What you have to do: Leave out all pictures. Return exactly the lines from the top of the material through the line containing "41.0, 43.8, 48.0, 47.8, 47.7, 46.7, 41.5, 38.9, 37.9, 35.1]".
##### Information provided #####
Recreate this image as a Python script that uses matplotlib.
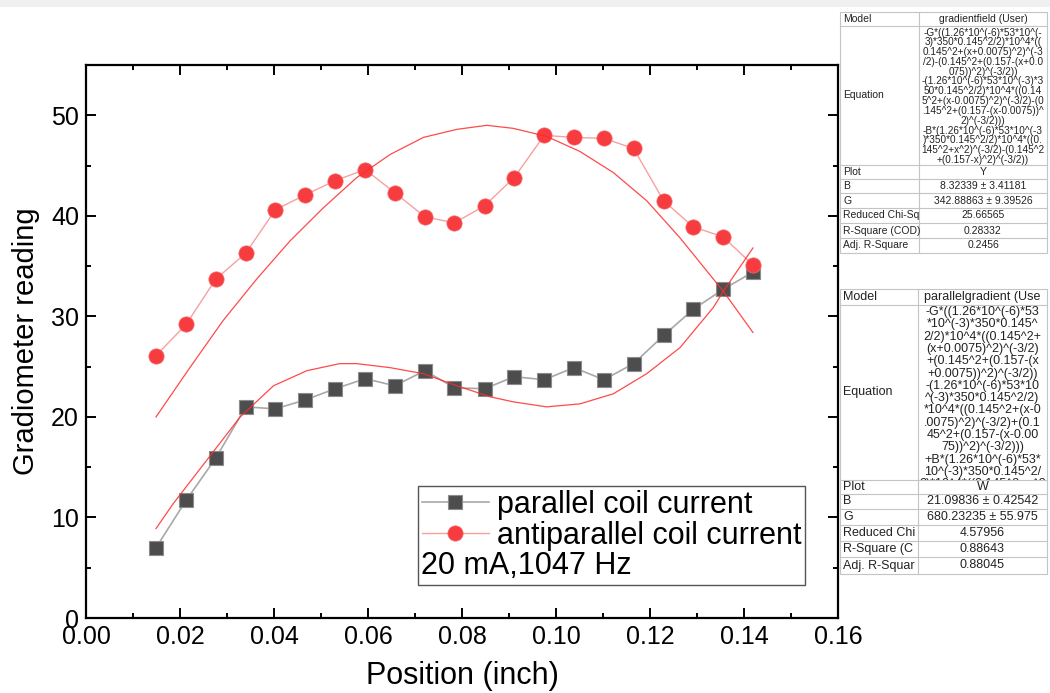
import matplotlib
matplotlib.use("Agg")
import matplotlib.pyplot as plt
from matplotlib.lines import Line2D
from matplotlib.patches import Rectangle
from matplotlib.ticker import MultipleLocator

plt.rcParams['font.family'] = ['Liberation Sans', 'DejaVu Sans']

# measured points (position in inch)
position = [0.0149, 0.0213, 0.0276, 0.0340, 0.0403, 0.0467, 0.0530, 0.0594, 0.0657, 0.0721, 0.0784,
            0.0848, 0.0911, 0.0975, 0.1038, 0.1102, 0.1165, 0.1229, 0.1292, 0.1356, 0.1419]
parallel = [7.0, 11.7, 15.9, 21.0, 20.8, 21.7, 22.8, 23.8, 23.1, 24.6, 22.9,
            22.8, 24.0, 23.7, 24.9, 23.7, 25.3, 28.1, 30.7, 32.7, 34.4]
antiparallel = [26.1, 29.2, 33.7, 36.3, 40.6, 42.1, 43.5, 44.6, 42.3, 39.9, 39.3,
                41.0, 43.8, 48.0, 47.8, 47.7, 46.7, 41.5, 38.9, 37.9, 35.1]

# fit curves
fit_anti_x = [0.0149, 0.0221, 0.0292, 0.0363, 0.0434, 0.0505, 0.0576, 0.0647, 0.0718, 0.0789,
              0.0853, 0.0909, 0.0980, 0.1051, 0.1122, 0.1193, 0.1264, 0.1335, 0.1356, 0.1419]
fit_anti_y = [20.0, 24.9, 29.6, 33.7, 37.5, 40.8, 43.8, 46.1, 47.8, 48.6,
              49.0, 48.7, 47.9, 46.4, 44.3, 41.5, 37.8, 33.7, 32.5, 28.4]
fit_par_x = [0.0149, 0.0186, 0.0257, 0.0328, 0.0399, 0.0470, 0.0540, 0.0576, 0.0647, 0.0718, 0.0789,
             0.0860, 0.0909, 0.0980, 0.1051, 0.1122, 0.1193, 0.1264, 0.1335, 0.1356, 0.1419]
fit_par_y = [8.9, 11.4, 15.7, 20.0, 23.1, 24.6, 25.3, 25.3, 24.9, 24.3, 23.1,
             22.0, 21.5, 21.0, 21.3, 22.3, 24.3, 26.9, 30.9, 32.5, 36.8]

legend_labels = ['parallel coil current', 'antiparallel coil current', '20 mA,1047 Hz']

# fit report tables
t1_labels = ['Model', 'Equation', 'Plot', 'B', 'G', 'Reduced Chi-Sq', 'R-Square (COD)', 'Adj. R-Square']
t1_values = ['gradientfield (User)', None, 'Y', '8.32339 ± 3.41181', '342.88863 ± 9.39526',
             '25.66565', '0.28332', '0.2456']
t1_equation = [
    '-G*((1.26*10^(-6)*53*10^(-',
    '3)*350*0.145^2/2)*10^4*((',
    '0.145^2+(x+0.0075)^2)^(-3',
    '/2)-(0.145^2+(0.157-(x+0.0',
    '075))^2)^(-3/2))',
    '-(1.26*10^(-6)*53*10^(-3)*3',
    '50*0.145^2/2)*10^4*((0.14',
    '5^2+(x-0.0075)^2)^(-3/2)-(0',
    '.145^2+(0.157-(x-0.0075))^',
    '2)^(-3/2)))',
    '-B*(1.26*10^(-6)*53*10^(-3',
    ')*350*0.145^2/2)*10^4*((0.',
    '145^2+x^2)^(-3/2)-(0.145^2',
    '+(0.157-x)^2)^(-3/2))',
]
t2_labels = ['Model', 'Equation', 'Plot', 'B', 'G', 'Reduced Chi', 'R-Square (C', 'Adj. R-Squar']
t2_values = ['parallelgradient (Use', None, 'W', '21.09836 ± 0.42542', '680.23235 ± 55.975',
             '4.57956', '0.88643', '0.88045']
t2_equation = [
    '-G*((1.26*10^(-6)*53',
    '*10^(-3)*350*0.145^',
    '2/2)*10^4*((0.145^2+',
    '(x+0.0075)^2)^(-3/2)',
    '+(0.145^2+(0.157-(x',
    '+0.0075))^2)^(-3/2))',
    '-(1.26*10^(-6)*53*10',
    '^(-3)*350*0.145^2/2)',
    '*10^4*((0.145^2+(x-0',
    '.0075)^2)^(-3/2)+(0.1',
    '45^2+(0.157-(x-0.00',
    '75))^2)^(-3/2)))',
    '+B*(1.26*10^(-6)*53*',
    '10^(-3)*350*0.145^2/',
    '2)*10^4*((0.145^2+x^2',
]

fig = plt.figure(figsize=(10.5, 6.93), dpi=100)
ax = fig.add_axes([0.0819, 0.1082, 0.7162, 0.798])

ax.plot(position, parallel, color='#a8a8a8', lw=1.2, marker='s', ms=10,
        mfc='#4d4d4d', mec='#8c8c8c', mew=0.8, zorder=3)
ax.plot(position, antiparallel, color='#f7a0a0', lw=1.0, marker='o', ms=11,
        mfc='#f63c3f', mec='#f86a6c', mew=0.5, zorder=4)
ax.plot(fit_anti_x, fit_anti_y, color='#ff2a2a', lw=0.9, alpha=0.85, zorder=5)
ax.plot(fit_par_x, fit_par_y, color='#ff2a2a', lw=0.9, alpha=0.85, zorder=5)

ax.set_xlim(0, 0.16)
ax.set_ylim(0, 55)
ax.xaxis.set_major_locator(MultipleLocator(0.02))
ax.xaxis.set_minor_locator(MultipleLocator(0.01))
ax.yaxis.set_major_locator(MultipleLocator(10))
ax.yaxis.set_minor_locator(MultipleLocator(5))
ax.xaxis.set_major_formatter(matplotlib.ticker.FormatStrFormatter('%.2f'))
ax.tick_params(which='both', direction='in', top=True, right=True, width=1.4, labelsize=18, pad=5)
ax.tick_params(which='major', length=7)
ax.tick_params(which='minor', length=3.5)
for s in ax.spines.values():
    s.set_linewidth(1.6)
ax.set_xlabel('Position (inch)', fontsize=22, labelpad=9)
ax.set_ylabel('Gradiometer reading', fontsize=21, labelpad=8)

h1 = Line2D([], [], color='#a8a8a8', lw=1.2, marker='s', ms=10, mfc='#4d4d4d', mec='#8c8c8c', mew=0.8)
h2 = Line2D([], [], color='#f7a0a0', lw=1.0, marker='o', ms=11, mfc='#f63c3f', mec='#f86a6c', mew=0.5)
h3 = Line2D([], [], linestyle='none')
leg = ax.legend([h1, h2, h3], legend_labels, loc='lower left', bbox_to_anchor=(0.4415, 0.0597),
                fontsize=22, frameon=True, fancybox=False, edgecolor='#555555', framealpha=1,
                borderpad=0.12, labelspacing=0.02, handlelength=2.2, handletextpad=0.25,
                borderaxespad=0)
leg.get_frame().set_linewidth(1.0)
leg.get_texts()[2].set_color('none')

# overlay in pixel coordinates for the tables and the third legend row
ov = fig.add_axes([0, 0, 1, 1], facecolor='none')
ov.set_xlim(0, 1050)
ov.set_ylim(693, 0)
ov.axis('off')
ov.add_patch(Rectangle((0, 0), 1050, 7, color='#f0f0f0', lw=0))

fig.canvas.draw()
fr = leg.get_frame().get_window_extent()
tb = leg.get_texts()[2].get_window_extent()
ov.text(fr.x0 + 3, 693 - (tb.y0 + tb.y1) / 2, legend_labels[2], fontsize=22,
        ha='left', va='center', color='black')

grid = '#c4c4c4'


def clipped_text(x, y, s, clip, **kw):
    t = ov.text(x, y, s, ha='center', va='center', color='#222222', **kw)
    t.set_clip_path(clip)
    t.set_clip_on(True)
    return t


def draw_table(left, mid, right, edges, labels, values, size, eq_lines, eq_top, eq_step, eq_size):
    ov.add_patch(Rectangle((left, edges[0]), right - left, edges[-1] - edges[0],
                           fill=False, ec=grid, lw=0.8))
    for y in edges[1:-1]:
        ov.plot([left, right], [y, y], color=grid, lw=0.8)
    ov.plot([mid, mid], [edges[0], edges[-1]], color=grid, lw=0.8)
    for i, (lab, val) in enumerate(zip(labels, values)):
        yc = (edges[i] + edges[i + 1]) / 2
        ov.text(left + 3, yc, lab, ha='left', va='center', fontsize=size, color='#222222')
        cell = Rectangle((mid, edges[i]), right - mid, edges[i + 1] - edges[i],
                         transform=ov.transData)
        if val is None:
            for k, line in enumerate(eq_lines):
                clipped_text((mid + right) / 2, eq_top + k * eq_step, line, cell, fontsize=eq_size)
        else:
            clipped_text((mid + right) / 2, yc, val, cell, fontsize=size)


draw_table(840, 919, 1047, [12, 26, 165, 179, 193, 208, 223, 238, 253], t1_labels, t1_values,
           7.5, t1_equation, 32.5, 9.8, 7.2)
draw_table(840, 918, 1047, [289, 305, 480, 494, 509, 525, 541, 557, 574], t2_labels, t2_values,
           9, t2_equation, 312, 12.3, 9)

fig.savefig('out.png', dpi=100)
#####
Answer to the problem:
Recreate this image as a Python script that uses matplotlib.
import matplotlib
matplotlib.use("Agg")
import matplotlib.pyplot as plt
from matplotlib.lines import Line2D
from matplotlib.patches import Rectangle
from matplotlib.ticker import MultipleLocator

plt.rcParams['font.family'] = ['Liberation Sans', 'DejaVu Sans']

# measured points (position in inch)
position = [0.0149, 0.0213, 0.0276, 0.0340, 0.0403, 0.0467, 0.0530, 0.0594, 0.0657, 0.0721, 0.0784,
            0.0848, 0.0911, 0.0975, 0.1038, 0.1102, 0.1165, 0.1229, 0.1292, 0.1356, 0.1419]
parallel = [7.0, 11.7, 15.9, 21.0, 20.8, 21.7, 22.8, 23.8, 23.1, 24.6, 22.9,
            22.8, 24.0, 23.7, 24.9, 23.7, 25.3, 28.1, 30.7, 32.7, 34.4]
antiparallel = [26.1, 29.2, 33.7, 36.3, 40.6, 42.1, 43.5, 44.6, 42.3, 39.9, 39.3,
                41.0, 43.8, 48.0, 47.8, 47.7, 46.7, 41.5, 38.9, 37.9, 35.1]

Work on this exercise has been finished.